By Coheed 2.5 on February 14, 2012

Not since Fellini Satyricon (1969) have I’ve felt cinematic indigestion from an overload of visuals and sound. Sadly once the music numbers start taking place off stage as well the film, overlong, does start to collapse. It’s also an issue that, in making a full blown musical for MGM, Ken Russell’s baroque surrealism, where high and low taste blur to the point the debates that they were separate all these decades seem delusional, is used simply for musical numbers when it always had a deeper meaning. Say what you want about how extreme he could get, but even the most perverse and bizarre moments in the films I’ve seen always were a comment on themes such as religion and fame filtered through images he thought made sense for them.

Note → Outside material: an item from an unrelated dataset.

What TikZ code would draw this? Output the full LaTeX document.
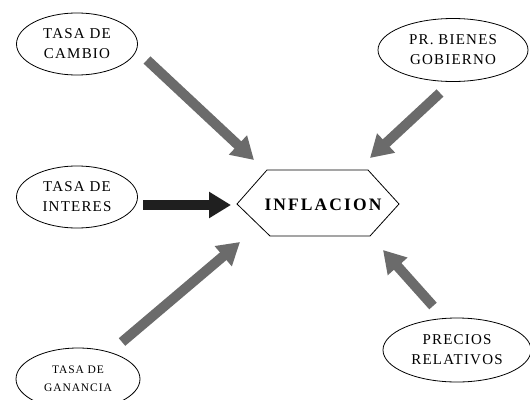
\documentclass[tikz,border=0pt]{standalone}
\usepackage{fontspec}
\setmainfont{Liberation Serif}
\newfontfamily\lbl[LetterSpace=8]{Liberation Serif}
\newfontfamily\lblwide[LetterSpace=12]{Liberation Serif}
\usetikzlibrary{arrows.meta,shapes.geometric}
\begin{document}
\begin{tikzpicture}[x=1pt,y=-1pt,
  oval/.style={draw=black,line width=0.8pt,ellipse,minimum width=121pt,minimum height=62pt,inner sep=0pt,
    font=\lbl\fontsize{15}{20}\selectfont,align=center},
  blockarrow/.style={line width=10pt,color=#1,-{Triangle[length=22pt,width=25pt]}},
  blockarrow/.default={black!58}]
\useasboundingbox (0,0) rectangle (530,399);
\fill[white] (0,0) rectangle (530,399);
% ellipses
\node[oval] (cambio) at (77,44) {TASA DE\\CAMBIO};
\node[oval,minimum width=150pt,minimum height=63pt] (bienes) at (453,50) {PR. BIENES\\GOBIERNO};
\node[oval] (interes) at (77,197) {TASA DE\\INTERES};
\node[oval,minimum width=124pt,font=\lbl\fontsize{11.5}{18}\selectfont] (ganancia) at (78,379) {TASA DE\\GANANCIA};
\node[oval,minimum width=148pt,minimum height=64pt] (precios) at (457,350) {PRECIOS\\RELATIVOS};
% hexagon
\coordinate (h1) at (237,204);
\coordinate (h2) at (267,170);
\coordinate (h3) at (368,170);
\coordinate (h4) at (399,204);
\coordinate (h5) at (370,236);
\coordinate (h6) at (270,236);
\draw[line width=0.8pt] (h1) -- (h2) -- (h3) -- (h4) -- (h5) -- (h6) -- cycle;
\node[font=\lblwide\bfseries\fontsize{17.5}{20}\selectfont] (infl) at (323,205) {INFLACION};
% arrow end points
\coordinate (t1) at (147,60);  \coordinate (p1) at (254,160);
\coordinate (t2) at (440,93);  \coordinate (p2) at (370,158);
\coordinate (t3) at (143,205); \coordinate (p3) at (231,205);
\coordinate (t4) at (122,342); \coordinate (p4) at (240,242);
\coordinate (t5) at (433,306); \coordinate (p5) at (383,250);
\draw[blockarrow] (t1) -- (p1);
\draw[blockarrow] (t2) -- (p2);
\draw[blockarrow=black!88] (t3) -- (p3);
\draw[blockarrow] (t4) -- (p4);
\draw[blockarrow] (t5) -- (p5);
\end{tikzpicture}
\end{document}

Nonetheless, in its flaws, the sense of joy even when ‘The Boy Friend’ skirts dangerously near to the pointlessly grotesque is vast, which one wishes existed more in cinema. The cast is perfectly picked – Twiggy in particular doing well for herself in the lead – while the imagination shown here is enough to squash entire catalogues of films I’ve viewed that were insipid and creatively stunted. That Ken Russell still had enough imagination – helped by the talents of costumes designers, set creators and other production members over the years like the late director Derek Jarman – to continue creating these vivid images, including The Devils (1971), Lisztomania (1975) and Altered States (1980) just goes to show how much a director like him will be missed after his death last year. Despite my issues with the film, it’s still superior in its flaws then many others. Hopefully after his death – although it is a sad concept to celebrate artists of any trade in obituary rather than in their life – his work will be furthered acclaimed and rightly placed in the high points of British cinema.